The series of renovations the Frisco Native American Museum and Natural History Center has undergone over the years has helped to cement the facility’s status as one of the finest historical attractions on the Outer Banks. Today, the museum features an assortment of displays and artifacts detailing the region’s unique history, and also boasts a wide array of educational and informative programs for visitors of all ages.

Photo: Frisco Native American Museum

This summer, visitors can attend two special programs at the museum. At 2 p.m. on Fridays from through August 25, 2017, museum-goers can experience the “Talking Sticks” program. During this program, attendees are invited to create their own talking stick—a tool that was passed from one speaker to the next when a tribal council was called—and learn how to use it as the natives of Hatteras Island may have centuries ago.

Photo: Frisco Native American Museum

At 3 p.m. on Fridays through August 25, 2017, a program called “Hatteras Island Original Inhabitants: Croatoans” is held at the museum. During this program, attendees will learn about the Croatoans, a group of Native Americans that were some of the very first people to call Hatteras Island and the Outer Banks home. This program explores the archaeological evidence that has been discovered from the Croatans’ time spent on the islands and allows visitors to learn what village life would have been like here in the late 1500s.

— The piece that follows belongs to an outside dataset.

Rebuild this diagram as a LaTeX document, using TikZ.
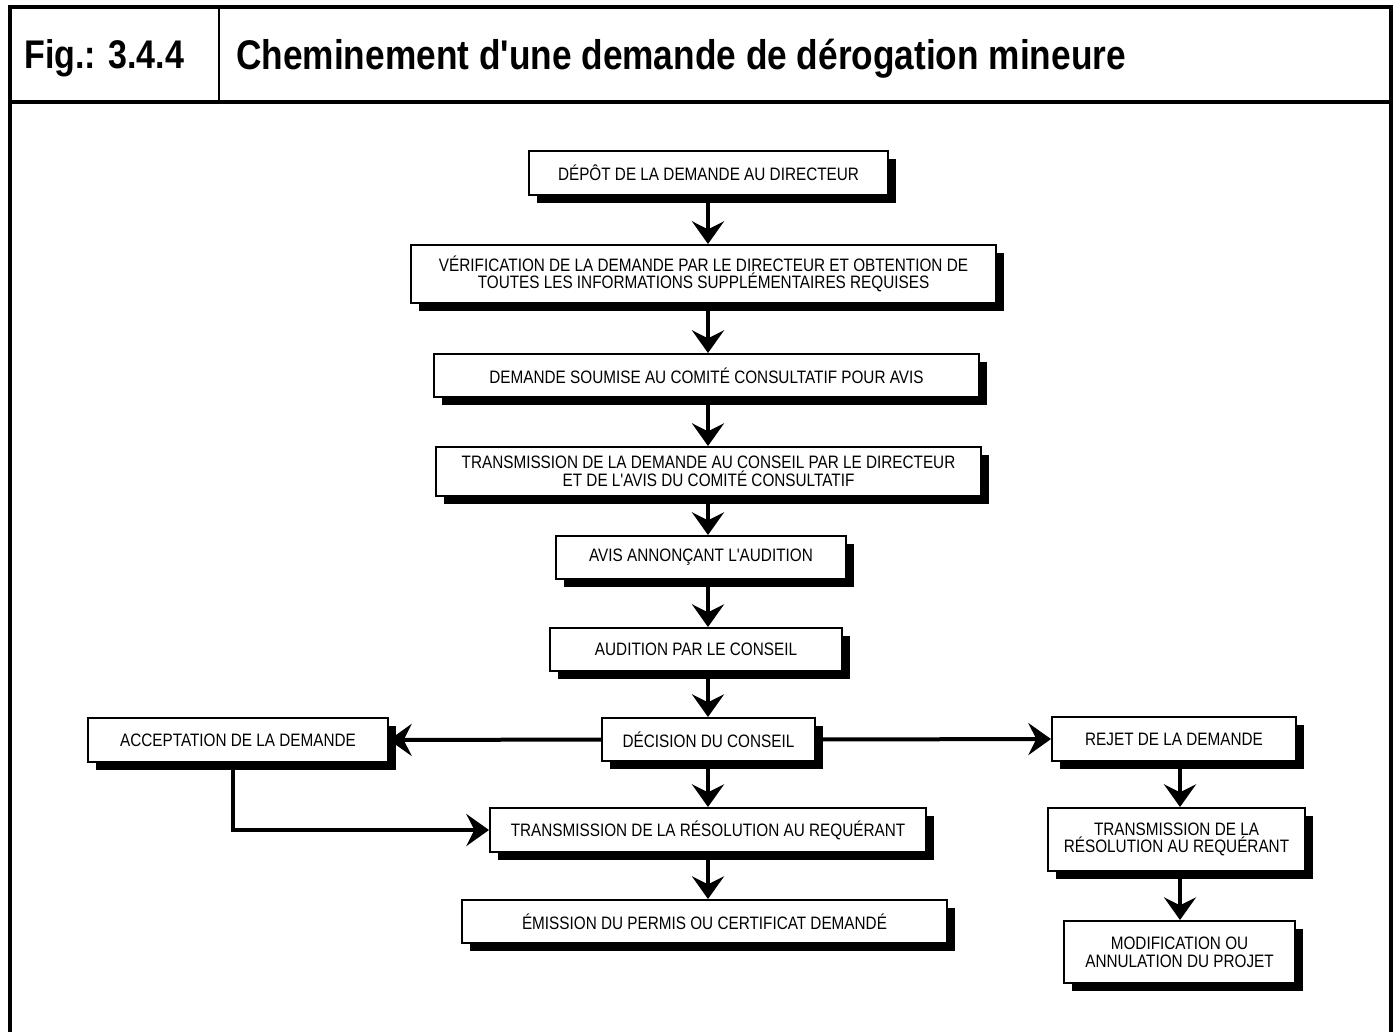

Photo: Frisco Native American Museum

For those who don’t just want to tour the facility, attend the programs and browse the displays, the Frisco Native American Museum and Natural History Center will hold its fourth “Volunteer Days” event this fall. From October 27-30, 2017, the nonprofit facility will welcome volunteers on the nature trail to help with the construction of a longhouse and gardens on the property. Whether you’re a vacationer just passing through or a local looking for a one-of-a-kind way to get involved with a historical attraction on Hatteras Island, the Frisco Native American Museum has something to offer everyone who finds themselves on the Outer Banks this season.